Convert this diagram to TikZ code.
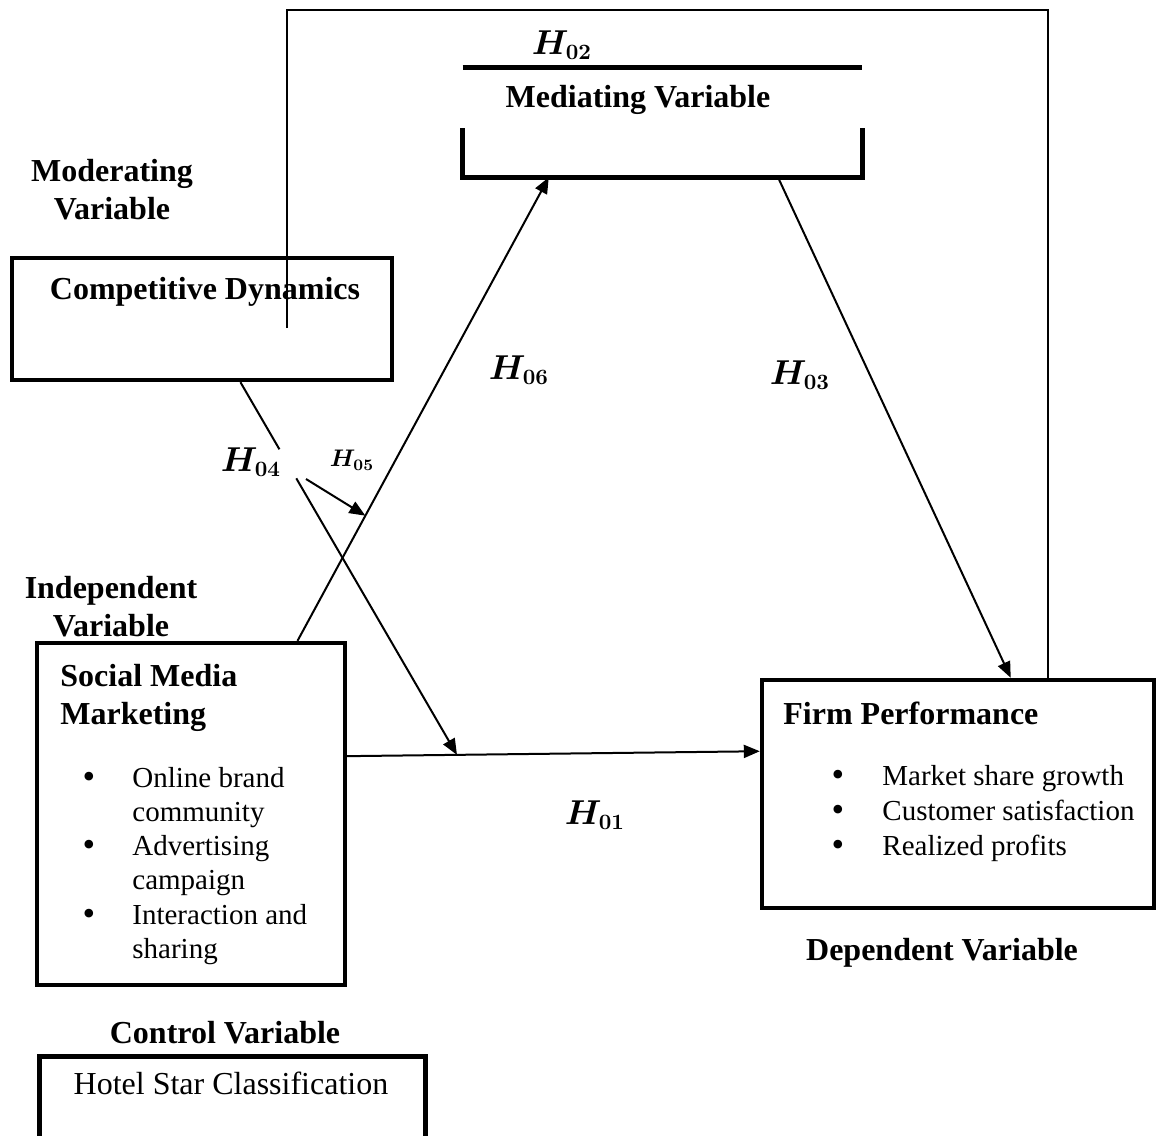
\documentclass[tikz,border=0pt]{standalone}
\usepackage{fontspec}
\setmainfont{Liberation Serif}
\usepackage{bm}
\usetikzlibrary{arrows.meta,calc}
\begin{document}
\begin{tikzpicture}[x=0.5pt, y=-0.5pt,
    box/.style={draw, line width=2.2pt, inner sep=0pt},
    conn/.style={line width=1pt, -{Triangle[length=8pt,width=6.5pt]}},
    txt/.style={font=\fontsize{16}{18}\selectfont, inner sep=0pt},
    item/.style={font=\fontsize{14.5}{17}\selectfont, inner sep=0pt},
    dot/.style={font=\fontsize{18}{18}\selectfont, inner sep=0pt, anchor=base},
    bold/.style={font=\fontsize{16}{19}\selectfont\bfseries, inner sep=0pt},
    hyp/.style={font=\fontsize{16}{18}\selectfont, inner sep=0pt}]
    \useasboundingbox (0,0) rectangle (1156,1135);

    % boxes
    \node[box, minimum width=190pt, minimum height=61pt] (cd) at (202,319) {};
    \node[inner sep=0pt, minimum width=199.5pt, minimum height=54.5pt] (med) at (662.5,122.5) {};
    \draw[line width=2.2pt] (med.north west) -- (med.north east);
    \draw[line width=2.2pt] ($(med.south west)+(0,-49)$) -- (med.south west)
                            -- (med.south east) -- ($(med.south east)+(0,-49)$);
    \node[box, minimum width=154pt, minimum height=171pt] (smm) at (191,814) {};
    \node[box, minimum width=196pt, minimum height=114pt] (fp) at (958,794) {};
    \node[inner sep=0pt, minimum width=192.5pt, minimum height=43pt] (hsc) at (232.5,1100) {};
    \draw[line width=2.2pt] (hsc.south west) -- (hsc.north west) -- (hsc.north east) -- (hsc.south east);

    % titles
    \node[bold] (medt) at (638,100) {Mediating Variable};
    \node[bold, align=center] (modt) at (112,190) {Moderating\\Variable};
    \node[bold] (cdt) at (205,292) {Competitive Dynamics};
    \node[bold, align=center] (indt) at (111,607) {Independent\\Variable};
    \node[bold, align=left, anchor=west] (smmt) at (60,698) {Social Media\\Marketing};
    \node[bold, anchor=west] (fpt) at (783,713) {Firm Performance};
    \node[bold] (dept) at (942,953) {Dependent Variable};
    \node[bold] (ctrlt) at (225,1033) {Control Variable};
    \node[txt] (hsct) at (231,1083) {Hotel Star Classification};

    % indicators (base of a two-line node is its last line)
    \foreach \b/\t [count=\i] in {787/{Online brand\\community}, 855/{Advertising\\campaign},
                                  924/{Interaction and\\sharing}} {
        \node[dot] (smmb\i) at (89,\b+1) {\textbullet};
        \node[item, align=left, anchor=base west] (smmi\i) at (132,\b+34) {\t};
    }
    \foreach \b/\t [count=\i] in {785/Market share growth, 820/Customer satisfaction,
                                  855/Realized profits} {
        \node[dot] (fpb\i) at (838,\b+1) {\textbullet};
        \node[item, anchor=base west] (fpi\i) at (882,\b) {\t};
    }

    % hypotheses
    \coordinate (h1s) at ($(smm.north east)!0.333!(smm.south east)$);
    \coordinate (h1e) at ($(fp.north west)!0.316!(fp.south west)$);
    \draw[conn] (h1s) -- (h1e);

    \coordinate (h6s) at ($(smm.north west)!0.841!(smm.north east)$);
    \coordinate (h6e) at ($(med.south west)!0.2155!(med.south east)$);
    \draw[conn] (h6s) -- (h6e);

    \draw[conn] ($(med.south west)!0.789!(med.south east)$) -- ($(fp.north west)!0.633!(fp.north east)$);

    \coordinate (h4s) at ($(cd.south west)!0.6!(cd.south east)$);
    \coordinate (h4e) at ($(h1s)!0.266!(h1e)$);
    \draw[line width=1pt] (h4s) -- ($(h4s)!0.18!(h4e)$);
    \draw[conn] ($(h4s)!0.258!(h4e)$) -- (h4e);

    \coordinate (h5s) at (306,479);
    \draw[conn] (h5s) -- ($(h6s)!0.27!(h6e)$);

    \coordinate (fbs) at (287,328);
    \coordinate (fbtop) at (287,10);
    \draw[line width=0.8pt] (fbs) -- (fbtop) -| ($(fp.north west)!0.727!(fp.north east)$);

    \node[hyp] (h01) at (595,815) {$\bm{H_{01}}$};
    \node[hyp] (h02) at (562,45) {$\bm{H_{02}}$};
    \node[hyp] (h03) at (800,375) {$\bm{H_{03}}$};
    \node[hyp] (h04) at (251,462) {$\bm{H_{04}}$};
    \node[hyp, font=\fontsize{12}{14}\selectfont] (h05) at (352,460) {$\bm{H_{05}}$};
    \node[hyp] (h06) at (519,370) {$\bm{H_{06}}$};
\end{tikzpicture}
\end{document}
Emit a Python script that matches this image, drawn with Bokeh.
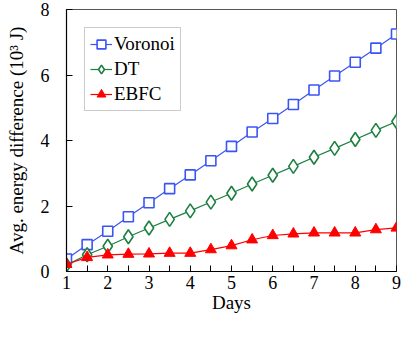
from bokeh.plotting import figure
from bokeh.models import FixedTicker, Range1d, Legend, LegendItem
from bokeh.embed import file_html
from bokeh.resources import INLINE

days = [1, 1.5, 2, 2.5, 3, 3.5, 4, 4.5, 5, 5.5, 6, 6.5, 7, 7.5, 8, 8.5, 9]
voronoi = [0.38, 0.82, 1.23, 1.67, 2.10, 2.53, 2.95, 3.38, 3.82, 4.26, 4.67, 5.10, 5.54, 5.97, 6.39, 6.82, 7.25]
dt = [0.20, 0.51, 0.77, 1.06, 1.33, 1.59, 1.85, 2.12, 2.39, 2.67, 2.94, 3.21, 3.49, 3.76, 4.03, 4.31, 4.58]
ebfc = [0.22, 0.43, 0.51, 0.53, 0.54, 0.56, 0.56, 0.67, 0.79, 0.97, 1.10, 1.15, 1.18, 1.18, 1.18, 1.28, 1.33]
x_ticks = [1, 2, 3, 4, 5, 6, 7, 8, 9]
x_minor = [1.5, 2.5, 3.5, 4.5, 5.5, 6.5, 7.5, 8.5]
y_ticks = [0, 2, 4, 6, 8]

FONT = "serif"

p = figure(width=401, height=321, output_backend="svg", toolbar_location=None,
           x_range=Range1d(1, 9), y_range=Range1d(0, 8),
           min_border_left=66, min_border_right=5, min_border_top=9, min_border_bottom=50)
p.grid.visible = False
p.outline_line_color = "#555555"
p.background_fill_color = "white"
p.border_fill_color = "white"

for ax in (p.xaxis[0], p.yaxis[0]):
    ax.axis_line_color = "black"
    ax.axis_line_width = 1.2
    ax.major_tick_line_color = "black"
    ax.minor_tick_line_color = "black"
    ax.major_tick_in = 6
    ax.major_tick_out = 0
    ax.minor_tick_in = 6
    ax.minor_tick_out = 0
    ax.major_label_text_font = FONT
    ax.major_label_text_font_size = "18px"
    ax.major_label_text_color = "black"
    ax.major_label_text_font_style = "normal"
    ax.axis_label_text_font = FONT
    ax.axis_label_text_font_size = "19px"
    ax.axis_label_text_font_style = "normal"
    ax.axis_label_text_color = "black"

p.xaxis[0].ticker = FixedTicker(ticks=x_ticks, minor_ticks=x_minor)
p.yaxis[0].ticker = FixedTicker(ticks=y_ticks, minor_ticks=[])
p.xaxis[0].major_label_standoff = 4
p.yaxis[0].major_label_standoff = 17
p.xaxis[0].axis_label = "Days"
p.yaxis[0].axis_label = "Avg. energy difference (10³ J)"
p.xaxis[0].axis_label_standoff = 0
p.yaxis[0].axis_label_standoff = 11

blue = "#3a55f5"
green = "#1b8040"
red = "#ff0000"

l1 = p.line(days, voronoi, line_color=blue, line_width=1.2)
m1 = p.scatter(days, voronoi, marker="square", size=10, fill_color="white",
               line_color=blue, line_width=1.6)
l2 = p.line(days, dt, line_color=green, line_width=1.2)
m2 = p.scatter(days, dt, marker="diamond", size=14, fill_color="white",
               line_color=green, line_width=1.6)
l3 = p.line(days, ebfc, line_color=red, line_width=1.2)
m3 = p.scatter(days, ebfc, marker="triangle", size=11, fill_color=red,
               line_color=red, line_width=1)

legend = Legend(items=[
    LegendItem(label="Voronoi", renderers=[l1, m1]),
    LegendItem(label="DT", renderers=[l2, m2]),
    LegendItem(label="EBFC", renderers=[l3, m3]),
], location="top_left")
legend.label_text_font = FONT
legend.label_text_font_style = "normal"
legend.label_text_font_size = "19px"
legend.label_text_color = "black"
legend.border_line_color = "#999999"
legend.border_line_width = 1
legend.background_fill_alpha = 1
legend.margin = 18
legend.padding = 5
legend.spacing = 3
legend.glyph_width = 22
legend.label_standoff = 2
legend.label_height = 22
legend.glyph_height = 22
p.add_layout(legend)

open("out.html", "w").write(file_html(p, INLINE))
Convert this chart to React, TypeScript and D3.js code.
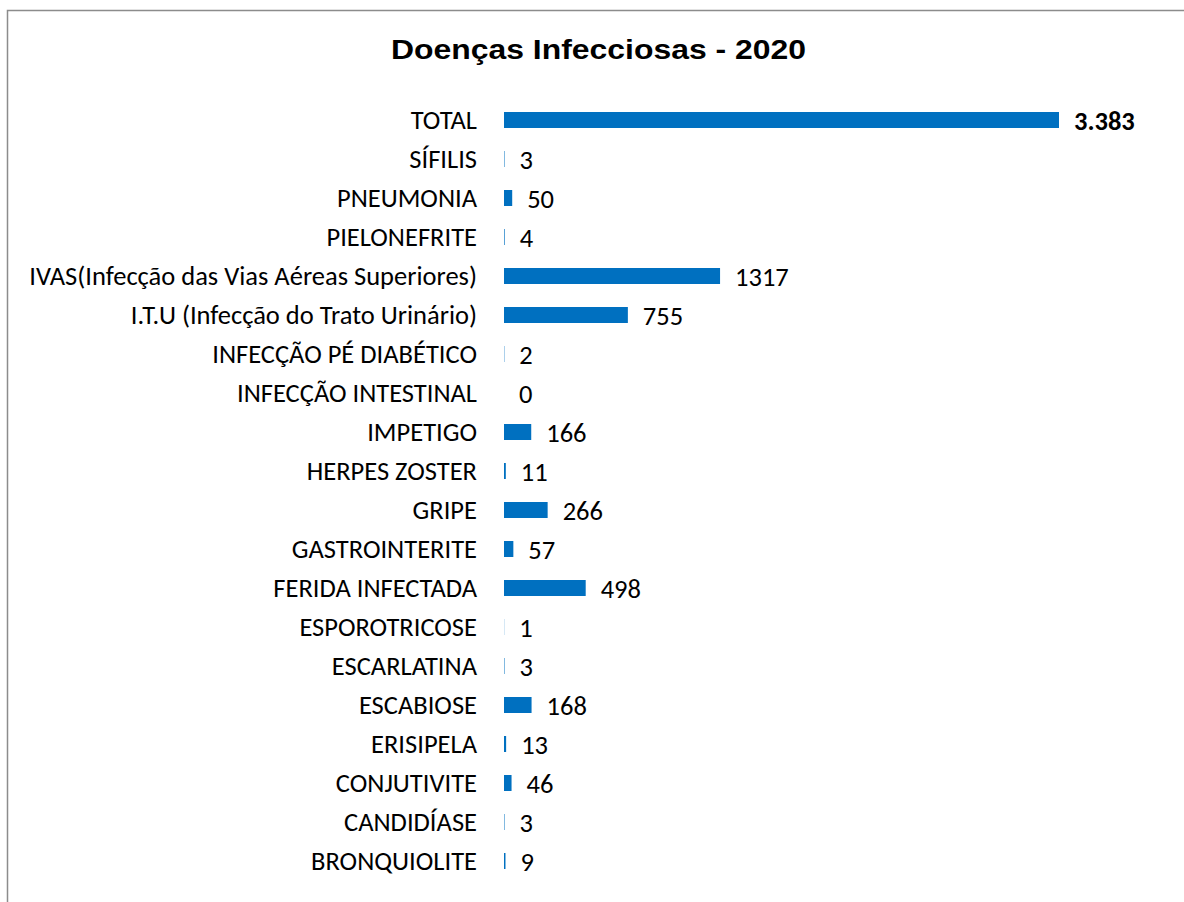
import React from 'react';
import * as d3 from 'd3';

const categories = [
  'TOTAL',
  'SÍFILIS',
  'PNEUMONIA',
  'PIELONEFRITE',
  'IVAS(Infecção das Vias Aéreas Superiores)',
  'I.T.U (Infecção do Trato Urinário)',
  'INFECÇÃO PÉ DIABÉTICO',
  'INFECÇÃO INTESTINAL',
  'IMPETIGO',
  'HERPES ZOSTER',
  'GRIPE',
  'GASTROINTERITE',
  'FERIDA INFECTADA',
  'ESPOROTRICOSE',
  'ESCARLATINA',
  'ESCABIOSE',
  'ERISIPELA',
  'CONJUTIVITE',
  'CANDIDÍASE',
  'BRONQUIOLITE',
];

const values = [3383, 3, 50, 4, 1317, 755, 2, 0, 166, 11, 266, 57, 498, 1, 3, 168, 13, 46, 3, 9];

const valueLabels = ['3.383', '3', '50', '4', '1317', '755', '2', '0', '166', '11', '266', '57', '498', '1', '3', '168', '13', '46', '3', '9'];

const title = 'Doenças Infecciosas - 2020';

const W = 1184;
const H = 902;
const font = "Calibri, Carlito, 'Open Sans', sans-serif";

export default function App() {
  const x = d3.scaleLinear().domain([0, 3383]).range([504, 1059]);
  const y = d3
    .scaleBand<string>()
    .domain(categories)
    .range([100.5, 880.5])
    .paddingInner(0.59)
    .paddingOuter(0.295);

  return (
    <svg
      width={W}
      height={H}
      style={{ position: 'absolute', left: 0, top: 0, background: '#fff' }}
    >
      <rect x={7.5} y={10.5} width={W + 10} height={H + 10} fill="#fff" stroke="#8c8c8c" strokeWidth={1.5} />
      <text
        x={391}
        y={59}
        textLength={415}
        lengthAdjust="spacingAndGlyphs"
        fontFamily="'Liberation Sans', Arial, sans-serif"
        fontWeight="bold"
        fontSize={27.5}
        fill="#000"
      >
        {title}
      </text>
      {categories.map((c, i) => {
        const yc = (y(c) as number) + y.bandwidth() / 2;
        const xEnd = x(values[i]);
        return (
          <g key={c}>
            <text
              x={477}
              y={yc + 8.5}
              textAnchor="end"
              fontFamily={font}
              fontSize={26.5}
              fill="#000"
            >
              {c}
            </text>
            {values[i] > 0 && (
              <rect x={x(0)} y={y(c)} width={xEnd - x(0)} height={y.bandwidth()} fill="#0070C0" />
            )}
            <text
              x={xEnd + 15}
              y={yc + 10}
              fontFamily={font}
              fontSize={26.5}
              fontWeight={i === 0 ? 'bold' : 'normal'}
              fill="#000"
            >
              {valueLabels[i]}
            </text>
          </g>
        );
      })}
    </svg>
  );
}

Directive: Search the preceding listing for "Convert" and extract every line where it is found.

Answer to the exercise:
Convert this diagram to TikZ code.
Convert this chart to React, TypeScript and D3.js code.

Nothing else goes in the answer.